The top gap is the one that gets ignored entirely, and it sits above synthesis. Intent is knowing what the person was actually trying to learn when they asked. The same dataset answers different questions, and a synthesis aimed at the wrong question is wasted no matter how good the two layers below it are.

A product manager asking “what did we learn from this study” might mean “is the new checkout flow safe to ship,” or “which of my two designs won,” or “what objection do I take to my VP on Friday.” A generic three-theme summary serves none of these. It is correct and irrelevant, which is its own kind of failure; the reader skims it, finds nothing addressed to their actual decision, and quietly stops trusting the tool. Intent failure does not look like a wrong answer. It looks like a right answer to a question nobody asked.

There is a second half to intent.
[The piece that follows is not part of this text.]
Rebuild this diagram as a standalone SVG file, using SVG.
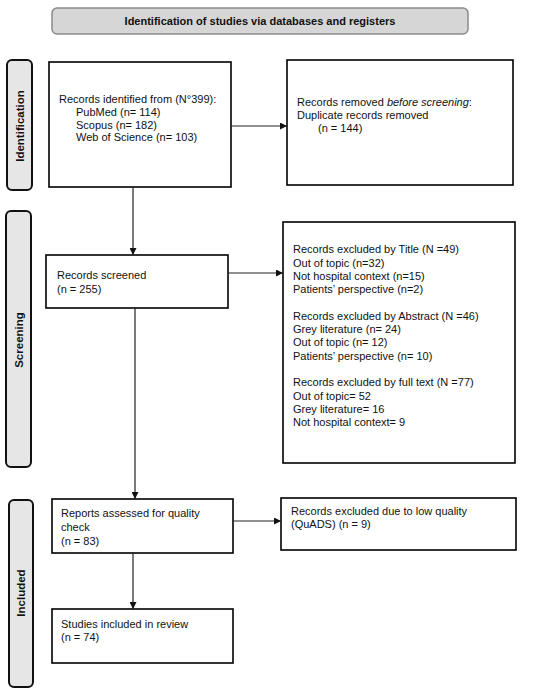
<svg xmlns="http://www.w3.org/2000/svg" width="550" height="691" viewBox="0 0 550 691">
<defs>
<style>
.box{fill:#fff;stroke:#000;stroke-width:1.6}
.side{fill:#e6e6e6;stroke:#111;stroke-width:2}
.banner{fill:#d6d6d6;stroke:#8a8a8a;stroke-width:1.5}
text{font-family:"Liberation Sans",Arial,sans-serif;font-size:11px;fill:#111}
.b{font-weight:bold}
.sl{font-weight:bold;font-size:11.5px}
.conn{stroke:#222;stroke-width:1.2;fill:none}
</style>
<marker id="ah" viewBox="0 0 10 10" refX="10" refY="5" markerWidth="7" markerHeight="7" markerUnits="userSpaceOnUse" orient="auto">
<path d="M0,0 L10,5 L0,10 z" fill="#111"/>
</marker>
</defs>
<rect width="550" height="691" fill="#fff"/>
<g id="banner">
<rect class="banner" x="52" y="8" width="416" height="26" rx="5"/>
<text class="b" x="260" y="25" text-anchor="middle">Identification of studies via databases and registers</text>
</g>
<g id="label-identification">
<rect class="side" x="7" y="60" width="25" height="130" rx="5"/>
<text class="sl" transform="translate(23.5,126) rotate(-90)" text-anchor="middle">Identification</text>
</g>
<g id="label-screening">
<rect class="side" x="6" y="211" width="25" height="256" rx="5"/>
<text class="sl" transform="translate(22.5,340) rotate(-90)" text-anchor="middle">Screening</text>
</g>
<g id="label-included">
<rect class="side" x="9" y="500" width="24" height="187" rx="5"/>
<text class="sl" transform="translate(25,593) rotate(-90)" text-anchor="middle">Included</text>
</g>
<g id="records-identified">
<rect class="box" x="49" y="62" width="182" height="125"/>
<text x="59" y="103">Records identified from (N°399):</text>
<text x="76" y="115.5">PubMed (n= 114)</text>
<text x="76" y="128.5">Scopus (n= 182)</text>
<text x="76" y="141">Web of Science (n= 103)</text>
</g>
<g id="records-removed">
<rect class="box" x="287" y="60" width="226" height="125"/>
<text x="297" y="106">Records removed <tspan font-style="italic">before screening</tspan>:</text>
<text x="297" y="119">Duplicate records removed</text>
<text x="318" y="132">(n = 144)</text>
</g>
<g id="records-screened">
<rect class="box" x="46" y="255" width="182" height="53"/>
<text x="57" y="279">Records screened</text>
<text x="57" y="293">(n = 255)</text>
</g>
<g id="records-excluded">
<rect class="box" x="283" y="222" width="232" height="241"/>
<text x="293" y="253">Records excluded by Title (N =49)</text>
<text x="293" y="266.5">Out of topic (n=32)</text>
<text x="293" y="280">Not hospital context (n=15)</text>
<text x="293" y="293">Patients’ perspective (n=2)</text>
<text x="293" y="320">Records excluded by Abstract (N =46)</text>
<text x="293" y="333">Grey literature (n= 24)</text>
<text x="293" y="346">Out of topic (n= 12)</text>
<text x="293" y="359.5">Patients’ perspective (n= 10)</text>
<text x="293" y="386">Records excluded by full text (N =77)</text>
<text x="293" y="399.5">Out of topic= 52</text>
<text x="293" y="413">Grey literature= 16</text>
<text x="293" y="426">Not hospital context= 9</text>
</g>
<g id="reports-assessed">
<rect class="box" x="52" y="499" width="181" height="54"/>
<text x="61" y="517">Reports assessed for quality</text>
<text x="61" y="531">check</text>
<text x="61" y="545">(n = 83)</text>
</g>
<g id="records-excluded-quality">
<rect class="box" x="281" y="498" width="235" height="52"/>
<text x="291" y="515">Records excluded due to low quality</text>
<text x="291" y="527.5">(QuADS) (n = 9)</text>
</g>
<g id="studies-included">
<rect class="box" x="52" y="609" width="181" height="54"/>
<text x="61" y="628">Studies included in review</text>
<text x="61" y="641">(n = 74)</text>
</g>
<g id="connectors">
<line class="conn" x1="231" y1="126" x2="287" y2="126" marker-end="url(#ah)"/>
<line class="conn" x1="133" y1="187" x2="133" y2="255" marker-end="url(#ah)"/>
<line class="conn" x1="228" y1="273" x2="283" y2="273" marker-end="url(#ah)"/>
<line class="conn" x1="135" y1="308" x2="135" y2="499" marker-end="url(#ah)"/>
<line class="conn" x1="233" y1="521" x2="281" y2="521" marker-end="url(#ah)"/>
<line class="conn" x1="133" y1="553" x2="133" y2="609" marker-end="url(#ah)"/>
</g>
</svg>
The user knows their problem better than you do, which is why you ask; but knowing the problem isn’t the same as knowing what’s findable in the data, and the most valuable insight is often the one they didn’t know to ask for. I built hey anna to work that seam: to answer the question someone came with, and to act as the analyst who points them at the signal they would have walked past. The catch is that the guiding still has to serve them. A surprising finding with nothing to do with what they care about isn’t an insight, it’s a distraction. Reading intent well means widening what they thought to look for without leaving what they actually value.

Why the order matters

Put the three together and the diagnostic falls out cleanly:

GapThe jobWhat failure looks like
Coverageget all the raw data analysablea confident summary of the data that survived
Synthesisroll findings into higher-order patternsplausible themes that smooth over or invent
Intentanswer what the user meant to aska correct answer to the wrong question

Trust collapses from whichever layer you neglected, and it collapses in a characteristic way. Neglect coverage and the answer is confidently wrong. Neglect synthesis and the answer is shapeless. Neglect intent and the answer is irrelevant. Crucially, you cannot patch a lower failure from a higher layer: no amount of synthesis brilliance rescues missing coverage, and no amount of intent-reading rescues a synthesis built on a biased sample.
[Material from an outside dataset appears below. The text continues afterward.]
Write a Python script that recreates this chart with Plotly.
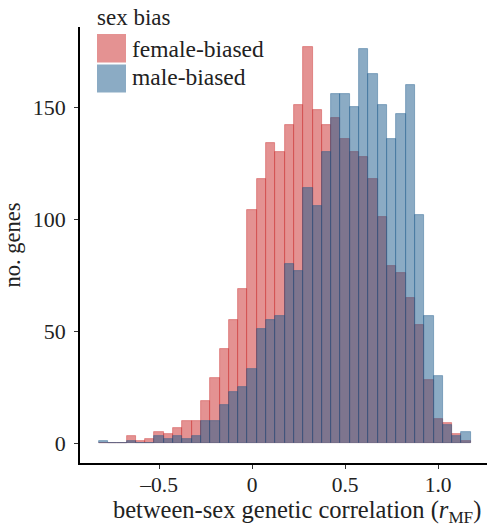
import plotly.graph_objects as go

# bin centres (bin width 0.05)
bin_centers = [-0.80, -0.75, -0.70, -0.65, -0.60, -0.55, -0.50, -0.45, -0.40, -0.35,
               -0.30, -0.25, -0.20, -0.15, -0.10, -0.05, 0.00, 0.05, 0.10, 0.15,
               0.20, 0.25, 0.30, 0.35, 0.40, 0.45, 0.50, 0.55, 0.60, 0.65,
               0.70, 0.75, 0.80, 0.85, 0.90, 0.95, 1.00, 1.05, 1.10, 1.15]
female_biased = [0, 0, 0, 3, 1, 2, 5, 4, 7, 10,
                 10, 19, 29, 42, 55, 69, 104, 118, 134, 130,
                 142, 151, 177, 149, 142, 145, 136, 130, 128, 118,
                 101, 79, 76, 65, 53, 28, 11, 9, 4, 1]
male_biased = [1, 0, 0, 1, 0, 0, 3, 2, 3, 2,
               3, 10, 10, 17, 23, 25, 33, 51, 55, 57,
               80, 77, 114, 106, 130, 156, 156, 150, 176, 165,
               151, 136, 147, 160, 102, 57, 30, 8, 3, 5]
x_tickvals = [-0.5, 0, 0.5, 1.0]
x_ticktext = ["\u20130.5", "0", "0.5", "1.0"]
y_tickvals = [0, 50, 100, 150]
series_names = ["female-biased", "male-biased"]
legend_title = "sex bias"
x_title = "between-sex genetic correlation (<i>r</i><sub>MF</sub>)"
y_title = "no. genes"

RED = "rgba(201,37,37,0.5)"
BLUE = "rgba(23,87,137,0.5)"
FONT = "Liberation Serif, Times New Roman, serif"
TXT = "#222"

W, H = 487, 532
L, R, T, B = 80, 0, 27, 69

fig = go.Figure()
fig.add_trace(go.Bar(x=bin_centers, y=female_biased, width=0.05, name=series_names[0],
                     marker=dict(color=RED, line=dict(color=RED, width=0.8))))
fig.add_trace(go.Bar(x=bin_centers, y=male_biased, width=0.05, name=series_names[1],
                     marker=dict(color=BLUE, line=dict(color=BLUE, width=0.8))))

def px_x(p):
    return (p - L) / (W - L - R)

def px_y(p):
    return (H - B - p) / (H - T - B)

# manual legend (large swatches like the original)
shapes = [
    dict(type="rect", xref="paper", yref="paper", x0=px_x(97), x1=px_x(126),
         y0=px_y(62.5), y1=px_y(34), fillcolor=RED, line=dict(width=0)),
    dict(type="rect", xref="paper", yref="paper", x0=px_x(97), x1=px_x(126),
         y0=px_y(92.5), y1=px_y(64.5), fillcolor=BLUE, line=dict(width=0)),
]
annotations = [
    dict(text=legend_title, xref="paper", yref="paper", x=px_x(95), y=px_y(18),
         xanchor="left", yanchor="middle", showarrow=False,
         font=dict(family=FONT, size=23, color=TXT)),
    dict(text=series_names[0], xref="paper", yref="paper", x=px_x(130), y=px_y(49),
         xanchor="left", yanchor="middle", showarrow=False,
         font=dict(family=FONT, size=23.5, color=TXT)),
    dict(text=series_names[1], xref="paper", yref="paper", x=px_x(130), y=px_y(77),
         xanchor="left", yanchor="middle", showarrow=False,
         font=dict(family=FONT, size=23.5, color=TXT)),
    dict(text=x_title, xref="paper", yref="paper", x=px_x(297), y=px_y(511),
         xanchor="center", yanchor="middle", showarrow=False,
         font=dict(family=FONT, size=24.5, color=TXT)),
]

fig.update_layout(
    width=W, height=H,
    margin=dict(l=L, r=R, t=T, b=B, pad=0),
    barmode="overlay", bargap=0,
    plot_bgcolor="white", paper_bgcolor="white",
    showlegend=False,
    font=dict(family=FONT, size=20, color=TXT),
    shapes=shapes, annotations=annotations,
)
fig.update_xaxes(
    range=[-0.925, 1.2625], tickvals=x_tickvals, ticktext=x_ticktext,
    showline=True, linecolor="black", linewidth=1.6, showgrid=False, zeroline=False,
    ticks="outside", ticklen=4, tickwidth=1.4, tickcolor="#333",
    tickfont=dict(family=FONT, size=21.5, color=TXT), ticklabelstandoff=-3,
)
fig.update_yaxes(
    range=[-8.85, 185.85], tickvals=y_tickvals,
    showline=True, linecolor="black", linewidth=1.6, showgrid=False, zeroline=False,
    ticks="outside", ticklen=4, tickwidth=1.4, tickcolor="#333",
    tickfont=dict(family=FONT, size=22, color=TXT), ticklabelstandoff=4,
    title=dict(text=y_title, font=dict(family=FONT, size=22.5, color=TXT), standoff=8),
)

fig.write_html("out.html")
The reason most AI insights products feel untrustworthy is that they ship the middle layer alone. Synthesis demos well, so it gets built first and shown first, while coverage is half-finished underneath and intent is assumed rather than asked. The fix is to build bottom-up and check top-down: secure the data, make every rolled-up claim traceable to it, and then aim the whole thing at the question the person actually came with. Skip a layer and the trust does not erode gradually. It falls through the gap you left open.